On competence and ambition

What makes the Carl Benz Academy special?

Since 2012, the Carl Benz Academy (CBA) has graduated two pilot MBA classes. This makes the dynamic institution one of the world’s younger corporate universities. The inaugural graduation ceremony was recently held at Peking University’s Guanghua School of Management in Beijing. Working in China and studying in Beijing, Los Angeles and Berlin, CBA’s students seem to perfectly anticipate, trigger and absorb the change currently going on in the automotive industry. Their study program has some features which appear to result from the particular blend of academic methodology, industry related content and intercultural awareness.

Carl Benz Academy was founded in 2012 by Mercedes-Benz and their Chinese dealer groups. The academic founding partners come from China (Peking University, Guanghua School of Management), USA (Woodbury University, School of Business) and Germany (DUW Berlin University for Professional Studies). These university partners bring in various approaches of management and leadership teaching and it is surely no coincidence that the program faculty combines expert knowledge from three of the world’s most important automotive markets.

What else makes the Carl Benz Academy special? Whereas typical corporate universities tend to be subsidiaries of their respective holding companies, the CBA is an independent institution reporting to a foundation under Chinese law. The foundation’s stakeholders and donors come from various business sectors and bring in the endowment.  Donors are not allowed to interfere with academic issues and program development.

Given the fact that all CBA students are working professionals with busy schedules, a special focus of the program is on blended learning, allowing the participants to combine work life with their professional studies. Or, as CBA chancellor Manfred Schönebeck likes to put it, “CBA is the world’s first global cloud university”. Well, shaping the future always has been a question of competence AND ambition…

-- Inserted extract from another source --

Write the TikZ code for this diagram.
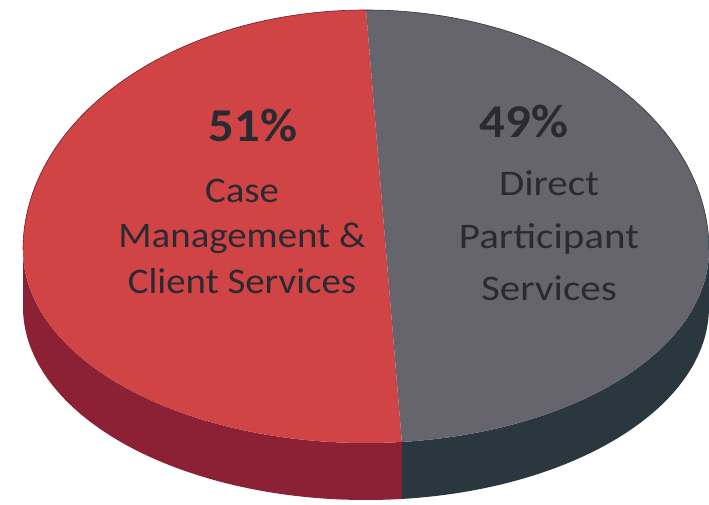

In Germany, some of the largest corporate universities were shut down last year. Most corporate universities of small and medium sized companies are limited to skills training courses and in-house certificates. Others do have academic cooperation partners, but struggle with their HR management when it comes to the development of strategic and sustainable partnerships with universities. The Carl Benz Academy may become, in the not too distant future, the role model of a cooperative corporate university, allying a global vision and strategic strengths with academic methodology, intercultural awareness and a solid grounding in the automotive industry.